**Written exercise:** Repeat each line of the material below exactly as it appears, minus any pictures.

**Information provided:**
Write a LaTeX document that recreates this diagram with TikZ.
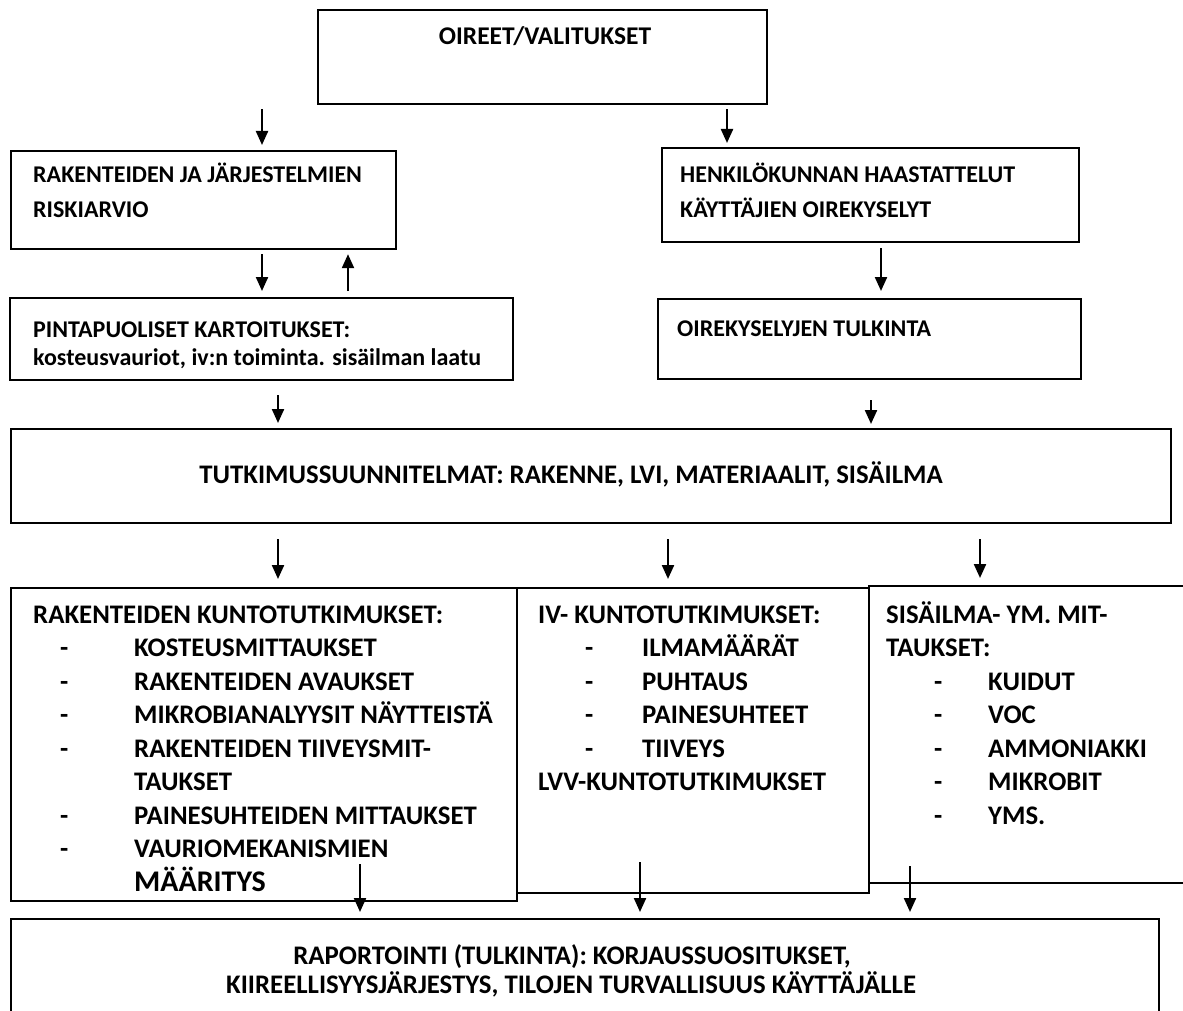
\documentclass[tikz,border=0pt]{standalone}
\usepackage{fontspec}
\setmainfont{Carlito}
\usetikzlibrary{arrows.meta}
\tikzset{
  box/.style={draw, line width=2.2pt, inner sep=0pt, anchor=north west},
  arr/.style={line width=2.2pt, -{Triangle[length=14pt,width=12pt]}},
  txt/.style={inner sep=0pt, font=\fontsize{26.8}{34}\selectfont\bfseries, anchor=base west},
  utxt/.style={txt, font=\fontsize{24}{34}\selectfont\bfseries},
  ctxt/.style={txt, anchor=base},
}
\begin{document}
\begin{tikzpicture}[x=1pt,y=-1pt]
\useasboundingbox (0,0) rectangle (1183,1011);
\clip (0,0) rectangle (1183,1011);
\fill[white] (0,0) rectangle (1183,1011);
% boxes
\node[box, minimum width=449pt, minimum height=94pt] (oireet) at (317,9) {};
\node[box, minimum width=385pt, minimum height=98pt] (risk) at (10,150) {};
\node[box, minimum width=417pt, minimum height=94pt] (henk) at (661,147) {};
\node[box, minimum width=503pt, minimum height=82pt] (pinta) at (9,297) {};
\node[box, minimum width=423pt, minimum height=80pt] (oirek) at (657,298) {};
\node[box, minimum width=1160pt, minimum height=94pt] (tutk) at (10,428) {};
\node[box, minimum width=506pt, minimum height=313pt] (rak) at (10,587) {};
\node[box, minimum width=352pt, minimum height=305pt] (iv) at (516,587) {};
\node[box, minimum width=330pt, minimum height=297pt] (sis) at (868,585) {};
\node[box, minimum width=1148pt, minimum height=110pt] (rap) at (10,918) {};
% texts
\node[ctxt, font=\fontsize{25.5}{30}\selectfont\bfseries] (t0) at (545,45) {OIREET/VALITUKSET};
\node[utxt] (t1a) at (33,183) {RAKENTEIDEN JA JÄRJESTELMIEN};
\node[utxt] (t1b) at (33,218) {RISKIARVIO};
\node[utxt] (t2a) at (680,183) {HENKILÖKUNNAN HAASTATTELUT};
\node[utxt] (t2b) at (680,218) {KÄYTTÄJIEN OIREKYSELYT};
\node[utxt] (t3a) at (33,337) {PINTAPUOLISET KARTOITUKSET:};
\node[utxt] (t3b) at (33,365) {kosteusvauriot, iv:n toiminta. sisäilman laatu};
\node[utxt] (t4) at (677,336) {OIREKYSELYJEN TULKINTA};
\node[ctxt] (t5) at (571,483) {TUTKIMUSSUUNNITELMAT: RAKENNE, LVI, MATERIAALIT, SISÄILMA};
% left list
\node[txt] (r0) at (33,623) {RAKENTEIDEN KUNTOTUTKIMUKSET:};
\node[txt] (rd1) at (60,656.5) {-}; \node[txt] (r1) at (134,656.5) {KOSTEUSMITTAUKSET};
\node[txt] (rd2) at (60,690) {-}; \node[txt] (r2) at (134,690) {RAKENTEIDEN AVAUKSET};
\node[txt] (rd3) at (60,723.5) {-}; \node[txt] (r3) at (134,723.5) {MIKROBIANALYYSIT NÄYTTEISTÄ};
\node[txt] (rd4) at (60,757) {-}; \node[txt] (r4) at (134,757) {RAKENTEIDEN TIIVEYSMIT-};
\node[txt] (r5) at (134,790.5) {TAUKSET};
\node[txt] (rd6) at (60,824) {-}; \node[txt] (r6) at (134,824) {PAINESUHTEIDEN MITTAUKSET};
\node[txt] (rd7) at (60,857.5) {-}; \node[txt] (r7) at (134,857.5) {VAURIOMEKANISMIEN};
\node[txt, font=\fontsize{30}{34}\selectfont\bfseries] (r8) at (134,891) {MÄÄRITYS};
% middle list
\node[txt] (i0) at (538,623) {IV- KUNTOTUTKIMUKSET:};
\node[txt] (id1) at (585,656.5) {-}; \node[txt] (i1) at (642,656.5) {ILMAMÄÄRÄT};
\node[txt] (id2) at (585,690) {-}; \node[txt] (i2) at (642,690) {PUHTAUS};
\node[txt] (id3) at (585,723.5) {-}; \node[txt] (i3) at (642,723.5) {PAINESUHTEET};
\node[txt] (id4) at (585,757) {-}; \node[txt] (i4) at (642,757) {TIIVEYS};
\node[txt] (i5) at (538,790.5) {LVV-KUNTOTUTKIMUKSET};
% right list
\node[txt] (s0) at (886,623) {SISÄILMA- YM. MIT-};
\node[txt] (s0b) at (886,656.5) {TAUKSET:};
\node[txt] (sd1) at (934,690) {-}; \node[txt] (s1) at (988,690) {KUIDUT};
\node[txt] (sd2) at (934,723.5) {-}; \node[txt] (s2) at (988,723.5) {VOC};
\node[txt] (sd3) at (934,757) {-}; \node[txt] (s3) at (988,757) {AMMONIAKKI};
\node[txt] (sd4) at (934,790.5) {-}; \node[txt] (s4) at (988,790.5) {MIKROBIT};
\node[txt] (sd5) at (934,824) {-}; \node[txt] (s5) at (988,824) {YMS.};
% bottom
\node[ctxt] (p1) at (572,964) {RAPORTOINTI (TULKINTA): KORJAUSSUOSITUKSET,};
\node[ctxt] (p2) at (571,993) {KIIREELLISYYSJÄRJESTYS, TILOJEN TURVALLISUUS KÄYTTÄJÄLLE};
% arrow x positions
\coordinate (xa) at (262,0);
\coordinate (xb) at (727,0);
\coordinate (xc) at (348,0);
\coordinate (xd) at (881,0);
\coordinate (xe) at (278,0);
\coordinate (xf) at (871,0);
\coordinate (xg) at (668,0);
\coordinate (xh) at (980,0);
\coordinate (q1) at (360,864);
\coordinate (q2) at (640,862);
\coordinate (q3) at (910,866);
% arrows
\draw[arr, shorten <=4pt, shorten >=5pt] (oireet.south -| xa) -- (risk.north -| xa);
\draw[arr, shorten <=4pt, shorten >=4pt] (oireet.south -| xb) -- (henk.north -| xb);
\draw[arr, shorten <=4pt, shorten >=6pt] (risk.south -| xa) -- (pinta.north -| xa);
\draw[arr, shorten <=6pt, shorten >=4pt] (pinta.north -| xc) -- (risk.south -| xc);
\draw[arr, shorten <=5pt, shorten >=7pt] (henk.south -| xd) -- (oirek.north -| xd);
\draw[arr, shorten <=14pt, shorten >=5pt] (pinta.south -| xe) -- (tutk.north -| xe);
\draw[arr, shorten <=20pt, shorten >=4pt] (oirek.south -| xf) -- (tutk.north -| xf);
\draw[arr, shorten <=15pt, shorten >=8pt] (tutk.south -| xe) -- (rak.north -| xe);
\draw[arr, shorten <=15pt, shorten >=8pt] (tutk.south -| xg) -- (iv.north -| xg);
\draw[arr, shorten <=15pt, shorten >=7pt] (tutk.south -| xh) -- (sis.north -| xh);
\draw[arr, shorten >=6pt] (q1) -- (rap.north -| q1);
\draw[arr, shorten >=6pt] (q2) -- (rap.north -| q2);
\draw[arr, shorten >=6pt] (q3) -- (rap.north -| q3);
\end{tikzpicture}
\end{document}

**Expected answer:**
Write a LaTeX document that recreates this diagram with TikZ.
\documentclass[tikz,border=0pt]{standalone}
\usepackage{fontspec}
\setmainfont{Carlito}
\usetikzlibrary{arrows.meta}
\tikzset{
  box/.style={draw, line width=2.2pt, inner sep=0pt, anchor=north west},
  arr/.style={line width=2.2pt, -{Triangle[length=14pt,width=12pt]}},
  txt/.style={inner sep=0pt, font=\fontsize{26.8}{34}\selectfont\bfseries, anchor=base west},
  utxt/.style={txt, font=\fontsize{24}{34}\selectfont\bfseries},
  ctxt/.style={txt, anchor=base},
}
\begin{document}
\begin{tikzpicture}[x=1pt,y=-1pt]
\useasboundingbox (0,0) rectangle (1183,1011);
\clip (0,0) rectangle (1183,1011);
\fill[white] (0,0) rectangle (1183,1011);
% boxes
\node[box, minimum width=449pt, minimum height=94pt] (oireet) at (317,9) {};
\node[box, minimum width=385pt, minimum height=98pt] (risk) at (10,150) {};
\node[box, minimum width=417pt, minimum height=94pt] (henk) at (661,147) {};
\node[box, minimum width=503pt, minimum height=82pt] (pinta) at (9,297) {};
\node[box, minimum width=423pt, minimum height=80pt] (oirek) at (657,298) {};
\node[box, minimum width=1160pt, minimum height=94pt] (tutk) at (10,428) {};
\node[box, minimum width=506pt, minimum height=313pt] (rak) at (10,587) {};
\node[box, minimum width=352pt, minimum height=305pt] (iv) at (516,587) {};
\node[box, minimum width=330pt, minimum height=297pt] (sis) at (868,585) {};
\node[box, minimum width=1148pt, minimum height=110pt] (rap) at (10,918) {};
% texts
\node[ctxt, font=\fontsize{25.5}{30}\selectfont\bfseries] (t0) at (545,45) {OIREET/VALITUKSET};
\node[utxt] (t1a) at (33,183) {RAKENTEIDEN JA JÄRJESTELMIEN};
\node[utxt] (t1b) at (33,218) {RISKIARVIO};
\node[utxt] (t2a) at (680,183) {HENKILÖKUNNAN HAASTATTELUT};
\node[utxt] (t2b) at (680,218) {KÄYTTÄJIEN OIREKYSELYT};
\node[utxt] (t3a) at (33,337) {PINTAPUOLISET KARTOITUKSET:};
\node[utxt] (t3b) at (33,365) {kosteusvauriot, iv:n toiminta. sisäilman laatu};
\node[utxt] (t4) at (677,336) {OIREKYSELYJEN TULKINTA};
\node[ctxt] (t5) at (571,483) {TUTKIMUSSUUNNITELMAT: RAKENNE, LVI, MATERIAALIT, SISÄILMA};
% left list
\node[txt] (r0) at (33,623) {RAKENTEIDEN KUNTOTUTKIMUKSET:};
\node[txt] (rd1) at (60,656.5) {-}; \node[txt] (r1) at (134,656.5) {KOSTEUSMITTAUKSET};
\node[txt] (rd2) at (60,690) {-}; \node[txt] (r2) at (134,690) {RAKENTEIDEN AVAUKSET};
\node[txt] (rd3) at (60,723.5) {-}; \node[txt] (r3) at (134,723.5) {MIKROBIANALYYSIT NÄYTTEISTÄ};
\node[txt] (rd4) at (60,757) {-}; \node[txt] (r4) at (134,757) {RAKENTEIDEN TIIVEYSMIT-};
\node[txt] (r5) at (134,790.5) {TAUKSET};
\node[txt] (rd6) at (60,824) {-}; \node[txt] (r6) at (134,824) {PAINESUHTEIDEN MITTAUKSET};
\node[txt] (rd7) at (60,857.5) {-}; \node[txt] (r7) at (134,857.5) {VAURIOMEKANISMIEN};
\node[txt, font=\fontsize{30}{34}\selectfont\bfseries] (r8) at (134,891) {MÄÄRITYS};
% middle list
\node[txt] (i0) at (538,623) {IV- KUNTOTUTKIMUKSET:};
\node[txt] (id1) at (585,656.5) {-}; \node[txt] (i1) at (642,656.5) {ILMAMÄÄRÄT};
\node[txt] (id2) at (585,690) {-}; \node[txt] (i2) at (642,690) {PUHTAUS};
\node[txt] (id3) at (585,723.5) {-}; \node[txt] (i3) at (642,723.5) {PAINESUHTEET};
\node[txt] (id4) at (585,757) {-}; \node[txt] (i4) at (642,757) {TIIVEYS};
\node[txt] (i5) at (538,790.5) {LVV-KUNTOTUTKIMUKSET};
% right list
\node[txt] (s0) at (886,623) {SISÄILMA- YM. MIT-};
\node[txt] (s0b) at (886,656.5) {TAUKSET:};
\node[txt] (sd1) at (934,690) {-}; \node[txt] (s1) at (988,690) {KUIDUT};
\node[txt] (sd2) at (934,723.5) {-}; \node[txt] (s2) at (988,723.5) {VOC};
\node[txt] (sd3) at (934,757) {-}; \node[txt] (s3) at (988,757) {AMMONIAKKI};
\node[txt] (sd4) at (934,790.5) {-}; \node[txt] (s4) at (988,790.5) {MIKROBIT};
\node[txt] (sd5) at (934,824) {-}; \node[txt] (s5) at (988,824) {YMS.};
% bottom
\node[ctxt] (p1) at (572,964) {RAPORTOINTI (TULKINTA): KORJAUSSUOSITUKSET,};
\node[ctxt] (p2) at (571,993) {KIIREELLISYYSJÄRJESTYS, TILOJEN TURVALLISUUS KÄYTTÄJÄLLE};
% arrow x positions
\coordinate (xa) at (262,0);
\coordinate (xb) at (727,0);
\coordinate (xc) at (348,0);
\coordinate (xd) at (881,0);
\coordinate (xe) at (278,0);
\coordinate (xf) at (871,0);
\coordinate (xg) at (668,0);
\coordinate (xh) at (980,0);
\coordinate (q1) at (360,864);
\coordinate (q2) at (640,862);
\coordinate (q3) at (910,866);
% arrows
\draw[arr, shorten <=4pt, shorten >=5pt] (oireet.south -| xa) -- (risk.north -| xa);
\draw[arr, shorten <=4pt, shorten >=4pt] (oireet.south -| xb) -- (henk.north -| xb);
\draw[arr, shorten <=4pt, shorten >=6pt] (risk.south -| xa) -- (pinta.north -| xa);
\draw[arr, shorten <=6pt, shorten >=4pt] (pinta.north -| xc) -- (risk.south -| xc);
\draw[arr, shorten <=5pt, shorten >=7pt] (henk.south -| xd) -- (oirek.north -| xd);
\draw[arr, shorten <=14pt, shorten >=5pt] (pinta.south -| xe) -- (tutk.north -| xe);
\draw[arr, shorten <=20pt, shorten >=4pt] (oirek.south -| xf) -- (tutk.north -| xf);
\draw[arr, shorten <=15pt, shorten >=8pt] (tutk.south -| xe) -- (rak.north -| xe);
\draw[arr, shorten <=15pt, shorten >=8pt] (tutk.south -| xg) -- (iv.north -| xg);
\draw[arr, shorten <=15pt, shorten >=7pt] (tutk.south -| xh) -- (sis.north -| xh);
\draw[arr, shorten >=6pt] (q1) -- (rap.north -| q1);
\draw[arr, shorten >=6pt] (q2) -- (rap.north -| q2);
\draw[arr, shorten >=6pt] (q3) -- (rap.north -| q3);
\end{tikzpicture}
\end{document}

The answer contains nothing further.